Treasury yields fell precipitously after the auction, with benchmark 10-year Treasury note yields hitting their lowest since December 14 and 30-year bond yields touching their lowest since December 8. An earlier 2.5-percent drop in US pending home sales had set the table for yields to move lower, analysts said. "We started off with pending home sales being kind of squishy, weak ... the effect was to start to cap the selloff in Treasuries," said Aaron Kohli, interest rate strategist at BMO Capital Markets. "It culminated with the buying at the auction, which then drove yields much, much lower."
The strong appetite for 5-year Treasuries at the auction was likely the catalyst for investor short covering, Kohli said, with 5-year notes having taken the brunt of the selloff in Treasuries that has unraveled since the election of Donald Trump as US president. "The market is being a bit too optimistic in terms of what can actually happen next year, and as a result has pushed up Treasury yields too much," Kohli said.
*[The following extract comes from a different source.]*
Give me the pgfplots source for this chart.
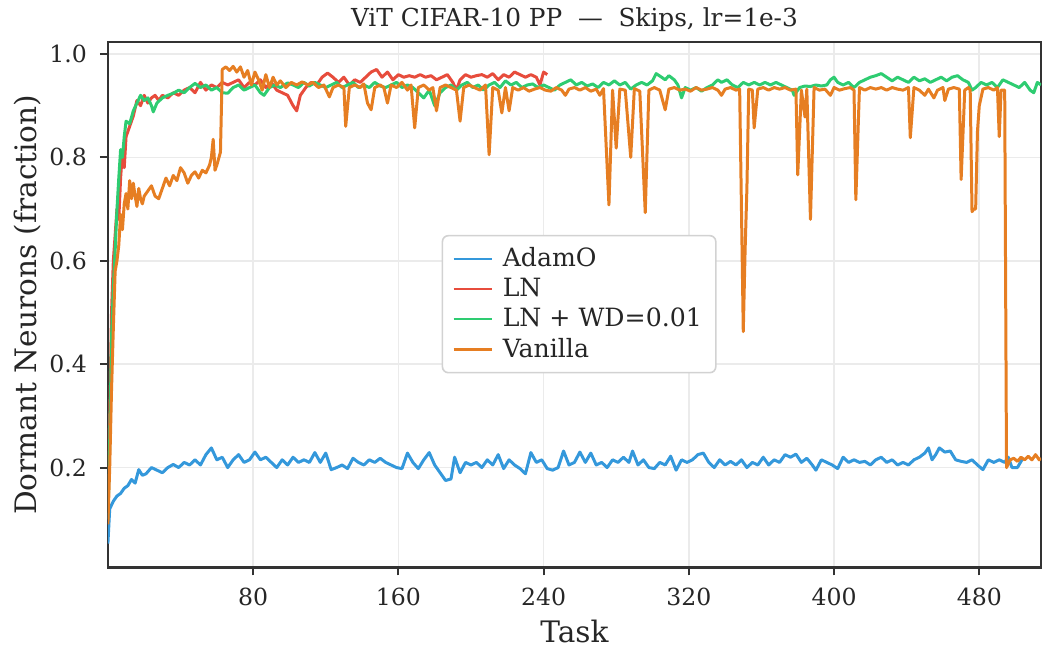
\documentclass[border=0pt]{standalone}
\usepackage{pgfplots}
\pgfplotsset{compat=1.18}
\usepackage{fontspec}
\setmainfont{DejaVu Serif}
\definecolor{cBlue}{HTML}{3498DB}
\definecolor{cRed}{HTML}{E74C3C}
\definecolor{cGreen}{HTML}{2ECC71}
\definecolor{cOrange}{HTML}{E67E22}
\definecolor{cText}{HTML}{262626}
\definecolor{cFrame}{HTML}{333333}
\definecolor{cGrid}{HTML}{EBEBEB}
\begin{document}
\begin{tikzpicture}
\begin{axis}[
  scale only axis,
  width=467pt, height=263pt,
  xmin=0, xmax=514, ymin=0.0068, ymax=1.0232,
  xtick={80,160,240,320,400,480},
  ytick={0.2,0.4,0.6,0.8,1.0},
  /pgf/number format/assume math mode=true,
  tick label style={font=\fontsize{11.8}{14}\selectfont, text=cText},
  xticklabel style={yshift=-2.5pt},
  yticklabel style={xshift=-3pt, /pgf/number format/.cd, fixed, fixed zerofill, precision=1},
  tick align=outside, tick pos=left,
  major tick length=4pt,
  every tick/.style={line width=1pt, cFrame},
  axis line style={line width=1.2pt, cFrame},
  grid=major,
  major grid style={line width=0.8pt, cGrid},
  xlabel={Task}, ylabel={Dormant Neurons (fraction)},
  every axis x label/.style={at={(axis description cs:0.5,-0.1217)}, anchor=center, font=\fontsize{14.8}{17}\selectfont, text=cText},
  every axis y label/.style={at={(axis description cs:-0.0857,0.5)}, anchor=center, rotate=90, font=\fontsize{14.8}{17}\selectfont, text=cText},
  title={ViT CIFAR-10 PP\ \ —\ \ Skips, lr=1e-3},
  every axis title shift=0pt,
  every axis title/.style={at={(axis description cs:0.5,1.0418)}, anchor=center, font=\fontsize{12.4}{14}\selectfont, text=cText},
  legend style={at={(axis description cs:0.505,0.501)}, anchor=center, draw=gray!35, line width=0.8pt, rounded corners=3pt, fill=white, font=\fontsize{12.6}{14}\selectfont, text=cText, inner xsep=5pt, inner ysep=4pt, row sep=0.3pt, /tikz/every odd column/.append style={column sep=3pt}},
  legend cell align=left,
  legend image code/.code={\draw[#1, line width=1.2pt] (0pt,0pt) -- (19pt,0pt);},
  every axis plot/.append style={line width=1.5pt, line join=round},
]
\addplot[cBlue] coordinates {(0,0.053)(1,0.12)(3,0.135)(5,0.145)(7,0.15)(9,0.16)(11,0.165)(13,0.177)(15,0.17)(17,0.196)(19,0.185)(21,0.188)(24,0.2)(27,0.195)(30,0.19)(33,0.2)(36,0.206)(39,0.2)(42,0.21)(45,0.205)(48,0.215)(51,0.205)(54,0.225)(57,0.238)(60,0.215)(63,0.22)(66,0.2)(69,0.215)(72,0.225)(75,0.21)(78,0.215)(81,0.23)(84,0.215)(87,0.22)(90,0.21)(93,0.2)(96,0.215)(99,0.205)(102,0.22)(105,0.21)(108,0.215)(111,0.21)(114,0.229)(117,0.21)(120,0.228)(123,0.196)(126,0.2)(129,0.205)(132,0.198)(135,0.218)(138,0.21)(141,0.205)(144,0.215)(147,0.21)(150,0.218)(153,0.21)(156,0.205)(159,0.2)(162,0.198)(165,0.228)(168,0.21)(171,0.198)(174,0.215)(177,0.229)(180,0.205)(183,0.19)(186,0.175)(189,0.178)(191,0.22)(194,0.19)(197,0.21)(200,0.205)(203,0.21)(206,0.2)(209,0.215)(212,0.205)(215,0.225)(218,0.198)(221,0.215)(224,0.205)(227,0.198)(230,0.188)(233,0.229)(236,0.21)(239,0.215)(242,0.198)(245,0.195)(248,0.2)(251,0.232)(254,0.205)(257,0.21)(260,0.23)(263,0.21)(266,0.228)(269,0.205)(272,0.21)(275,0.2)(278,0.215)(281,0.21)(284,0.22)(287,0.21)(289,0.232)(292,0.205)(295,0.215)(298,0.2)(301,0.198)(304,0.21)(307,0.205)(310,0.222)(313,0.195)(316,0.215)(319,0.21)(322,0.215)(325,0.225)(328,0.228)(331,0.21)(334,0.2)(337,0.215)(340,0.205)(343,0.212)(346,0.205)(349,0.215)(352,0.2)(355,0.21)(358,0.205)(361,0.22)(364,0.205)(367,0.215)(370,0.21)(373,0.225)(376,0.22)(379,0.226)(382,0.21)(385,0.218)(388,0.205)(390,0.195)(393,0.215)(396,0.21)(399,0.205)(402,0.198)(405,0.22)(408,0.21)(411,0.215)(414,0.21)(417,0.212)(420,0.205)(423,0.215)(426,0.22)(429,0.21)(432,0.215)(435,0.205)(438,0.21)(441,0.205)(444,0.215)(447,0.22)(450,0.228)(452,0.238)(454,0.215)(456,0.225)(458,0.238)(461,0.23)(464,0.232)(467,0.215)(470,0.212)(473,0.21)(476,0.215)(479,0.205)(482,0.196)(485,0.215)(488,0.21)(491,0.215)(494,0.21)(496,0.22)(498,0.2)(501,0.2)(504,0.218)};
\addlegendentry{AdamO}
\addplot[cRed] coordinates {(0,0.1)(1,0.3)(2,0.5)(3,0.6)(4,0.65)(5,0.7)(6,0.68)(7,0.76)(8,0.81)(9,0.78)(10,0.84)(12,0.86)(14,0.88)(16,0.91)(18,0.9)(20,0.92)(22,0.905)(24,0.915)(26,0.92)(28,0.91)(30,0.92)(33,0.915)(36,0.925)(39,0.92)(42,0.93)(45,0.935)(48,0.925)(51,0.945)(54,0.93)(57,0.94)(60,0.935)(63,0.945)(66,0.94)(69,0.945)(72,0.95)(75,0.935)(78,0.945)(81,0.94)(84,0.95)(87,0.935)(90,0.945)(93,0.93)(96,0.925)(99,0.92)(102,0.9)(104,0.89)(106,0.92)(109,0.935)(112,0.945)(115,0.94)(118,0.955)(121,0.963)(124,0.955)(127,0.945)(130,0.955)(133,0.94)(136,0.95)(139,0.945)(142,0.955)(145,0.965)(148,0.97)(151,0.955)(154,0.965)(157,0.95)(160,0.96)(163,0.955)(166,0.958)(169,0.955)(172,0.96)(175,0.955)(178,0.958)(181,0.95)(184,0.955)(187,0.96)(190,0.945)(192,0.93)(194,0.95)(197,0.96)(200,0.955)(203,0.958)(206,0.96)(209,0.955)(212,0.962)(215,0.95)(218,0.96)(221,0.955)(224,0.965)(227,0.96)(230,0.955)(233,0.96)(236,0.955)(238,0.94)(240,0.965)(242,0.96)};
\addlegendentry{LN}
\addplot[cGreen] coordinates {(0,0.1)(1,0.25)(2,0.45)(3,0.55)(4,0.62)(5,0.7)(6,0.76)(7,0.815)(8,0.8)(9,0.84)(10,0.87)(12,0.865)(14,0.89)(16,0.905)(18,0.92)(20,0.91)(22,0.915)(24,0.9)(25,0.888)(27,0.905)(30,0.915)(33,0.92)(36,0.924)(39,0.93)(42,0.925)(45,0.935)(48,0.943)(51,0.935)(54,0.94)(57,0.93)(60,0.935)(63,0.925)(66,0.924)(69,0.935)(72,0.94)(75,0.93)(78,0.935)(81,0.94)(84,0.925)(86,0.92)(89,0.935)(92,0.94)(95,0.935)(99,0.944)(102,0.94)(105,0.935)(108,0.945)(111,0.938)(114,0.945)(117,0.94)(120,0.935)(123,0.94)(126,0.945)(129,0.935)(132,0.94)(135,0.945)(138,0.935)(141,0.94)(144,0.935)(147,0.945)(150,0.938)(153,0.935)(156,0.94)(159,0.945)(162,0.935)(165,0.94)(168,0.935)(171,0.925)(174,0.915)(177,0.93)(180,0.9)(183,0.925)(186,0.935)(189,0.94)(192,0.93)(195,0.94)(198,0.945)(201,0.935)(204,0.94)(207,0.93)(210,0.94)(213,0.945)(216,0.935)(219,0.948)(222,0.94)(225,0.945)(228,0.935)(231,0.94)(234,0.942)(237,0.935)(240,0.94)(243,0.935)(246,0.93)(249,0.94)(252,0.945)(255,0.95)(258,0.94)(261,0.945)(264,0.938)(267,0.942)(270,0.935)(273,0.945)(276,0.94)(279,0.948)(282,0.94)(285,0.945)(288,0.932)(291,0.94)(294,0.945)(297,0.94)(300,0.948)(302,0.962)(305,0.955)(307,0.95)(309,0.958)(312,0.95)(314,0.94)(316,0.915)(318,0.935)(321,0.93)(324,0.935)(327,0.928)(330,0.935)(333,0.94)(336,0.95)(338,0.945)(341,0.95)(344,0.94)(347,0.935)(350,0.945)(353,0.94)(356,0.945)(359,0.94)(362,0.945)(365,0.94)(368,0.945)(371,0.94)(374,0.935)(377,0.93)(378,0.92)(381,0.935)(384,0.938)(387,0.937)(390,0.94)(393,0.938)(396,0.94)(398,0.95)(400,0.955)(402,0.945)(405,0.94)(408,0.945)(411,0.935)(414,0.945)(417,0.95)(420,0.955)(423,0.958)(426,0.962)(429,0.955)(432,0.948)(435,0.955)(438,0.95)(441,0.945)(444,0.955)(447,0.948)(450,0.952)(453,0.945)(456,0.95)(459,0.955)(462,0.948)(465,0.955)(468,0.958)(471,0.95)(474,0.945)(476,0.93)(478,0.935)(481,0.945)(484,0.94)(487,0.945)(490,0.935)(493,0.95)(496,0.945)(499,0.94)(502,0.935)(505,0.945)(508,0.93)(510,0.925)(512,0.945)(514,0.94)};
\addlegendentry{LN + WD=0.01}
\addplot[cOrange] coordinates {(0,0.09)(1,0.2)(2,0.35)(3,0.47)(4,0.58)(5,0.6)(6,0.63)(7,0.69)(8,0.66)(9,0.71)(10,0.73)(11,0.7)(12,0.755)(13,0.72)(14,0.75)(15,0.725)(16,0.705)(17,0.74)(18,0.72)(19,0.71)(20,0.725)(22,0.735)(24,0.745)(26,0.725)(28,0.72)(30,0.74)(32,0.76)(34,0.745)(36,0.765)(38,0.755)(40,0.78)(42,0.77)(44,0.75)(46,0.765)(48,0.772)(50,0.76)(52,0.775)(54,0.77)(56,0.785)(57,0.8)(58,0.835)(59,0.775)(60,0.785)(62,0.81)(63,0.97)(65,0.975)(67,0.968)(69,0.976)(71,0.965)(73,0.975)(75,0.955)(77,0.968)(79,0.94)(81,0.965)(83,0.95)(85,0.93)(87,0.96)(89,0.935)(91,0.955)(93,0.94)(95,0.948)(98,0.935)(101,0.945)(104,0.94)(107,0.946)(110,0.94)(113,0.945)(116,0.935)(119,0.94)(122,0.917)(124,0.935)(127,0.94)(130,0.935)(131,0.86)(133,0.935)(136,0.94)(139,0.935)(141,0.942)(143,0.905)(145,0.892)(147,0.935)(150,0.94)(152,0.935)(154,0.905)(156,0.94)(159,0.935)(162,0.945)(165,0.93)(167,0.94)(169,0.857)(171,0.935)(174,0.94)(177,0.93)(179,0.935)(181,0.89)(183,0.935)(186,0.94)(189,0.935)(192,0.93)(194,0.87)(196,0.935)(199,0.94)(202,0.935)(205,0.93)(208,0.94)(210,0.805)(212,0.935)(215,0.93)(217,0.886)(219,0.935)(221,0.89)(223,0.935)(226,0.93)(229,0.935)(232,0.928)(235,0.932)(238,0.935)(241,0.93)(244,0.928)(247,0.935)(250,0.93)(252,0.92)(254,0.932)(257,0.935)(260,0.93)(263,0.935)(266,0.928)(269,0.932)(271,0.92)(273,0.933)(276,0.708)(278,0.93)(280,0.818)(282,0.932)(285,0.93)(288,0.80)(290,0.933)(293,0.928)(296,0.693)(298,0.93)(301,0.935)(304,0.93)(307,0.892)(309,0.932)(312,0.935)(315,0.93)(318,0.932)(321,0.928)(324,0.935)(327,0.93)(330,0.932)(333,0.935)(336,0.93)(338,0.92)(340,0.932)(343,0.935)(346,0.93)(348,0.932)(349,0.70)(350,0.463)(351,0.62)(352,0.74)(353,0.932)(355,0.93)(356,0.857)(358,0.932)(361,0.935)(364,0.93)(367,0.935)(370,0.932)(373,0.935)(376,0.93)(379,0.932)(380,0.766)(382,0.93)(384,0.878)(385,0.932)(387,0.68)(389,0.935)(392,0.93)(395,0.932)(398,0.92)(400,0.935)(403,0.93)(406,0.933)(409,0.935)(411,0.93)(412,0.718)(414,0.935)(417,0.93)(420,0.935)(423,0.932)(426,0.935)(429,0.93)(432,0.935)(435,0.932)(438,0.93)(441,0.935)(442,0.838)(444,0.935)(447,0.93)(450,0.92)(452,0.932)(455,0.915)(457,0.93)(460,0.935)(461,0.91)(463,0.932)(466,0.935)(469,0.932)(470,0.757)(472,0.93)(474,0.935)(475,0.93)(476,0.695)(477,0.70)(478,0.70)(479,0.85)(480,0.9)(482,0.932)(485,0.935)(488,0.93)(490,0.935)(491,0.84)(492,0.93)(494,0.93)(495,0.2)(497,0.215)(499,0.218)(501,0.212)(503,0.22)(505,0.215)(507,0.222)(509,0.215)(511,0.225)(513,0.215)(514,0.218)};
\addlegendentry{Vanilla}
\end{axis}
\pgfresetboundingbox
\path[use as bounding box] ([xshift=-54pt,yshift=-40.5pt]current axis.south west) rectangle ([xshift=0.5pt,yshift=21pt]current axis.north east);
\end{tikzpicture}
\end{document}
When investors sell Treasuries it lowers prices, which move inversely to yields. The 10-year note was last up 14/32 in price to yield 2.51 percent. The 30-year yield was up 30/32 in price to yield 3.09 percent. Prior to the selloff, worries in Europe about rescue plans for shaky Italian banks had driven the gap between benchmark US 10-year notes and their German counterparts to the widest level on record.
The selloff in Treasuries tightened the yield spread, which had risen as investors bought safe-haven German Bunds in the first trading day there since the Christmas break. That pushed the gap between US and German 10-year paper to a record wide 237 basis points as German 10-year yields fell to their lowest since November 9.